Real estate agents field lots of the same questions from prospective buyers: “What school district is the house in?” “Is there public transportation nearby?” “What is the neighborhood like?”
And, frequently, “What are their monthly energy bills?”
That’s a fair question because you want to know not just what your mortgage payment will be but also the pricetag for operating the house when you move in.
However, previous utility bills aren’t always the best indicator of your monthly costs. After all they don’t tell you much about the home’s actual energy performance. A low bill from last January might reflect a mild winter, while a high July bill might be the result of that crushing heat wave. Or consistently low bills could speak more to whether the previous owner was a meticulous energy saver – the same as persistent high bills might just mean he or she worked from home, had small children (or a lot of them!), or was elderly.

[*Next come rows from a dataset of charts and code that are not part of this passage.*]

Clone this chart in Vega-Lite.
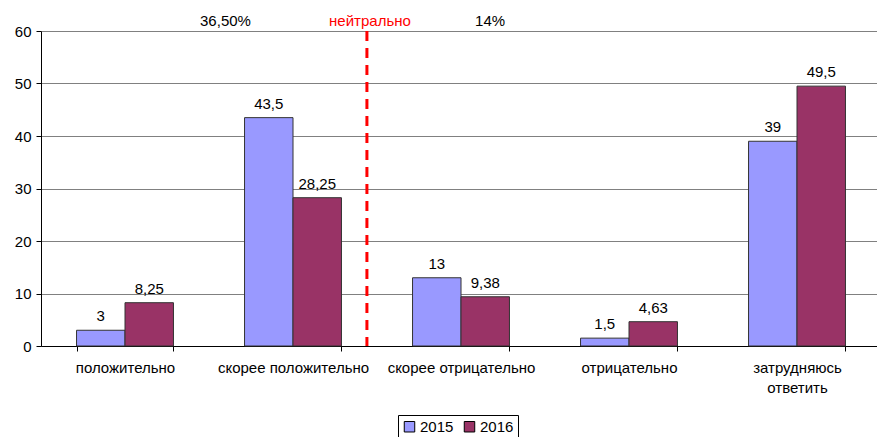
{
  "$schema": "https://vega.github.io/schema/vega-lite/v6.json",
  "width": 840,
  "height": 315,
  "autosize": {"type": "none"},
  "padding": {"left": 41, "top": 31, "right": 0, "bottom": 91},
  "background": "white",
  "config": {
    "font": "Liberation Sans",
    "view": {"stroke": null},
    "axis": {"labelFont": "Liberation Sans", "labelColor": "black", "labelFontSize": 15}
  },
  "datasets": {
    "bars": [
      {"cat": "положительно", "year": "2015", "value": 3, "label": "3"},
      {"cat": "положительно", "year": "2016", "value": 8.25, "label": "8,25"},
      {"cat": "скорее положительно", "year": "2015", "value": 43.5, "label": "43,5"},
      {"cat": "скорее положительно", "year": "2016", "value": 28.25, "label": "28,25"},
      {"cat": "скорее отрицательно", "year": "2015", "value": 13, "label": "13"},
      {"cat": "скорее отрицательно", "year": "2016", "value": 9.38, "label": "9,38"},
      {"cat": "отрицательно", "year": "2015", "value": 1.5, "label": "1,5"},
      {"cat": "отрицательно", "year": "2016", "value": 4.63, "label": "4,63"},
      {"cat": "затрудняюсь ответить", "year": "2015", "value": 39, "label": "39"},
      {"cat": "затрудняюсь ответить", "year": "2016", "value": 49.5, "label": "49,5"}
    ],
    "notes": [
      {"pos": 1.098, "y": 62, "text": "36,50%", "kind": "plain"},
      {"pos": 1.958, "y": 62, "text": "нейтрально", "kind": "red"},
      {"pos": 2.673, "y": 62, "text": "14%", "kind": "plain"}
    ],
    "divider": [{"pos": 1.94}]
  },
  "layer": [
    {
      "layer": [
        {
          "data": {"name": "bars"},
          "mark": {"type": "bar", "stroke": "#333333", "strokeWidth": 1},
          "encoding": {
            "x": {
              "field": "cat", "type": "nominal", "sort": null,
              "scale": {"paddingInner": 0.423, "paddingOuter": 0.2115},
              "axis": {
                "title": null, "labelAngle": 0, "domainColor": "black", "tickColor": "black",
                "tickBand": "extent", "tickSize": 5, "labelPadding": 9,
                "labelLineHeight": 20,
                "labelExpr": "datum.label == 'затрудняюсь ответить' ? ['затрудняюсь', 'ответить'] : datum.label"
              }
            },
            "xOffset": {"field": "year", "type": "nominal"},
            "y": {
              "field": "value", "type": "quantitative",
              "scale": {"domain": [0, 60], "nice": false},
              "axis": {
                "title": null, "values": [0, 10, 20, 30, 40, 50, 60],
                "domainColor": "black", "tickColor": "black", "tickSize": 5,
                "labelPadding": 5, "gridColor": "#808080", "gridOpacity": 1
              }
            },
            "color": {
              "field": "year", "type": "nominal",
              "scale": {"domain": ["2015", "2016"], "range": ["#9999FF", "#993366"]},
              "legend": {
                "title": null, "orient": "none", "legendX": 357, "legendY": 384,
                "direction": "horizontal", "symbolType": "square", "symbolSize": 110,
                "symbolStrokeColor": "black", "symbolStrokeWidth": 1,
                "labelFontSize": 15, "labelColor": "black", "labelFont": "Liberation Sans",
                "strokeColor": "black", "padding": 4, "columnPadding": 8,
                "labelOffset": 3, "fillColor": "white"
              }
            }
          }
        },
        {
          "data": {"name": "bars"},
          "mark": {"type": "text", "baseline": "bottom", "dy": -6, "fontSize": 15, "color": "black"},
          "encoding": {
            "x": {"field": "cat", "type": "nominal", "sort": null},
            "xOffset": {"field": "year", "type": "nominal"},
            "y": {"field": "value", "type": "quantitative"},
            "text": {"field": "label"}
          }
        }
      ]
    },
    {
      "layer": [
        {
          "data": {"name": "divider"},
          "mark": {"type": "rule", "color": "#FF0000", "strokeWidth": 3, "strokeDash": [10, 7]},
          "encoding": {
            "x": {"field": "pos", "type": "quantitative", "scale": {"domain": [0, 5], "nice": false, "zero": false}, "axis": null}
          }
        },
        {
          "data": {"name": "notes"},
          "mark": {"type": "text", "fontSize": 15, "baseline": "middle"},
          "encoding": {
            "x": {"field": "pos", "type": "quantitative", "axis": null},
            "y": {"field": "y", "type": "quantitative"},
            "text": {"field": "text"},
            "color": {"field": "kind", "type": "nominal", "scale": {"domain": ["plain", "red"], "range": ["black", "#FF0000"]}, "legend": null}
          }
        }
      ]
    }
  ],
  "resolve": {"scale": {"x": "independent", "color": "independent"}}
}
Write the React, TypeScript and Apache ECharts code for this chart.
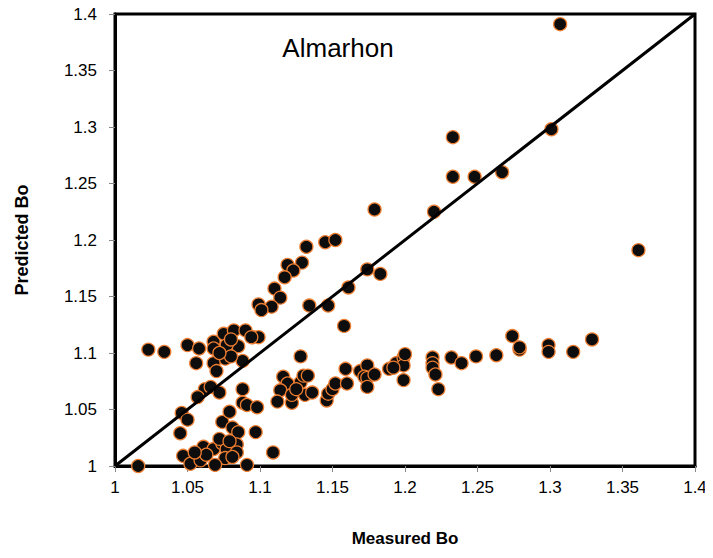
import React, { useEffect, useRef } from "react";
import * as echarts from "echarts";

const measured: number[] = [
  1.307, 1.301, 1.233, 1.233, 1.248, 1.267, 1.179, 1.22, 1.361, 1.132,
  1.145, 1.152, 1.129, 1.174, 1.183, 1.161, 1.134, 1.147, 1.158, 1.119,
  1.123, 1.117, 1.11, 1.114, 1.108, 1.099, 1.101, 1.128, 1.095, 1.099,
  1.023, 1.034, 1.05, 1.058, 1.068, 1.075, 1.082, 1.09, 1.094, 1.085,
  1.077, 1.068, 1.076, 1.068, 1.07, 1.088, 1.08, 1.056, 1.072, 1.08,
  1.062, 1.066, 1.072, 1.057, 1.088, 1.088, 1.046, 1.05, 1.045, 1.074,
  1.079, 1.081, 1.085, 1.091, 1.098, 1.097, 1.109, 1.016,
  1.047, 1.052, 1.061, 1.068, 1.074, 1.077, 1.084, 1.084, 1.076, 1.069,
  1.059, 1.091, 1.063, 1.081, 1.055, 1.072, 1.079,
  1.116, 1.119, 1.114, 1.112, 1.122, 1.122, 1.128, 1.13, 1.133, 1.131,
  1.136, 1.125, 1.146, 1.147, 1.15, 1.152, 1.159, 1.16, 1.169, 1.174,
  1.172, 1.174, 1.179, 1.174, 1.189, 1.194, 1.199, 1.199, 1.199, 1.192,
  1.219, 1.219, 1.219, 1.221, 1.223, 1.232, 1.239, 1.249, 1.263, 1.274,
  1.279, 1.279, 1.299, 1.299, 1.316, 1.329, 1.2,
];

const predicted: number[] = [
  1.391, 1.298, 1.291, 1.256, 1.256, 1.26, 1.227, 1.225, 1.191, 1.194,
  1.198, 1.2, 1.18, 1.174, 1.17, 1.158, 1.142, 1.142, 1.124, 1.178,
  1.173, 1.167, 1.157, 1.149, 1.141, 1.143, 1.138, 1.097, 1.114, 1.114,
  1.103, 1.101, 1.107, 1.104, 1.11, 1.117, 1.12, 1.12, 1.114, 1.106,
  1.107, 1.104, 1.095, 1.091, 1.084, 1.093, 1.097, 1.091, 1.1, 1.112,
  1.068, 1.07, 1.065, 1.061, 1.068, 1.056, 1.047, 1.041, 1.029, 1.039,
  1.048, 1.034, 1.03, 1.054, 1.052, 1.03, 1.012, 1.0,
  1.009, 1.002, 1.017, 1.015, 1.02, 1.015, 1.019, 1.012, 1.007, 1.001,
  1.005, 1.001, 1.01, 1.008, 1.012, 1.024, 1.022,
  1.079, 1.073, 1.067, 1.057, 1.056, 1.063, 1.074, 1.08, 1.08, 1.063,
  1.065, 1.068, 1.058, 1.064, 1.068, 1.073, 1.086, 1.073, 1.084, 1.089,
  1.079, 1.078, 1.081, 1.07, 1.086, 1.091, 1.096, 1.089, 1.076, 1.087,
  1.096, 1.091, 1.087, 1.081, 1.068, 1.096, 1.091, 1.097, 1.098, 1.115,
  1.103, 1.105, 1.107, 1.101, 1.101, 1.112, 1.099,
];

const identityLine: number[][] = [
  [1, 1],
  [1.4, 1.4],
];

const chartTitle = "Almarhon";
const xTitle = "Measured Bo";
const yTitle = "Predicted Bo";

export default function App() {
  const ref = useRef<HTMLDivElement>(null);
  useEffect(() => {
    if (!ref.current) return;
    const chart = echarts.init(ref.current, null, { renderer: "svg" });
    const pts = measured.map((m, i) => [m, predicted[i]]);
    const font = "'Liberation Sans', Arial, sans-serif";
    chart.setOption({
      animation: false,
      backgroundColor: "#ffffff",
      textStyle: { fontFamily: font },
      graphic: [
        {
          type: "text",
          x: 338,
          y: 48,
          style: {
            text: chartTitle,
            fontSize: 26,
            fontFamily: font,
            fill: "#000",
            align: "center",
            verticalAlign: "middle",
          },
        },
      ],
      grid: {
        left: 115,
        right: 18,
        top: 14,
        bottom: 92,
        show: true,
        borderColor: "#000",
        borderWidth: 3,
        backgroundColor: "transparent",
      },
      xAxis: {
        type: "value",
        min: 1,
        max: 1.4,
        interval: 0.05,
        name: xTitle,
        nameLocation: "middle",
        nameGap: 64,
        nameTextStyle: { fontSize: 17, fontWeight: "bold", color: "#000", fontFamily: font },
        axisLine: { show: true, onZero: false, lineStyle: { color: "#000", width: 3 } },
        axisTick: { show: true, inside: false, length: 6, lineStyle: { color: "#888", width: 1 } },
        axisLabel: { fontSize: 17, color: "#000", margin: 13, fontFamily: font, formatter: (v: number) => String(+v.toFixed(2)) },
        splitLine: { show: false },
      },
      yAxis: {
        type: "value",
        min: 1,
        max: 1.4,
        interval: 0.05,
        name: yTitle,
        nameLocation: "middle",
        nameGap: 84,
        nameRotate: 90,
        nameTextStyle: { fontSize: 18, fontWeight: "bold", color: "#000", fontFamily: font },
        axisLine: { show: true, onZero: false, lineStyle: { color: "#000", width: 3 } },
        axisTick: { show: true, inside: false, length: 6, lineStyle: { color: "#888", width: 1 } },
        axisLabel: { fontSize: 17, color: "#000", margin: 18, fontFamily: font, formatter: (v: number) => String(+v.toFixed(2)) },
        splitLine: { show: false },
      },
      series: [
        {
          type: "scatter",
          data: pts,
          symbol: "circle",
          symbolSize: 13,
          itemStyle: { color: "#0d0d0d", borderColor: "#ed7d31", borderWidth: 1.3, opacity: 1 },
          z: 2,
        },
        {
          type: "line",
          data: identityLine,
          symbol: "none",
          lineStyle: { color: "#000", width: 3 },
          z: 3,
        },
      ],
    });
    return () => chart.dispose();
  }, []);
  return <div ref={ref} style={{ width: 713, height: 558, margin: -8 }} />;
}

For better or worse, you’re not guaranteed to have those same bills just as you can’t bet on the weather.
That’s why third-party certification of a home’s energy assets is so valuable.
Think about all you could learn and plan for if, instead of looking at old utility bills, you could request a full report of the home’s energy features. You’d know how efficient the heating and cooling system is, whether there’s the right type and amount of insulation, and if there are any recommended upgrades around the corner.
Greg Slater of Charlottesville’s Nest Realty Group says this has been his experience over the years. “Utility bills are just a short term indicator of consumption in a long term ownership conversation. Understanding why the utility bills are what they are can be very important to the future owner. Most homes will have room for improvement and all homes will need to be properly maintained in the long term to keep their performance high.”